A significant reduction of the ceiling will promote health and stable development of Internet finance and private lending, said He Xiaorong, adding that the move also provides more specific criteria for handling private lending disputes. 

He also pointed out that the judicial protection ceiling on private lending interest rates is not as low as possible. Too low ceiling may cause that credit supply is in short and borrowers cannot get enough credit in the market.  

Too low ceiling may also cause that private lending shifts from above ground to underground, and shadow banks may be more active, and the actual interest rate of private lending may rise further, He Xiaorong added. 

"The lowering of the judicial protection ceiling on private lending interest rates should not be too fast or too big… There should be a balance between reducing the financing costs of small- and micro-sized enterprises and protecting the activeness of private lending," said Huang. 

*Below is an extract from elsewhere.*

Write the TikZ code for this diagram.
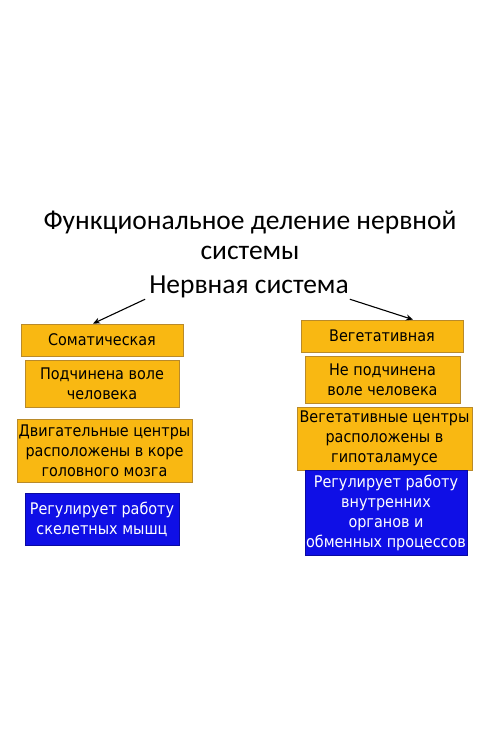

Private lending is conducted between civil entities other than financial institutions engaged in loan business, and lending by licensed financial institutions is not within the scope of private lending. 

The previous ceiling of 24 percent was calculated based on about four times the benchmark interest rate at the time of six percent. As China's benchmark interest rate is gradually liberalized, it is necessary to modify the regulation. 

The National Interbank Funding Center will calculate and release the LPR on the 20th day of every month, or the next working day. Currently, the LPR consists of rates with two maturities, i.e. one year and over five years.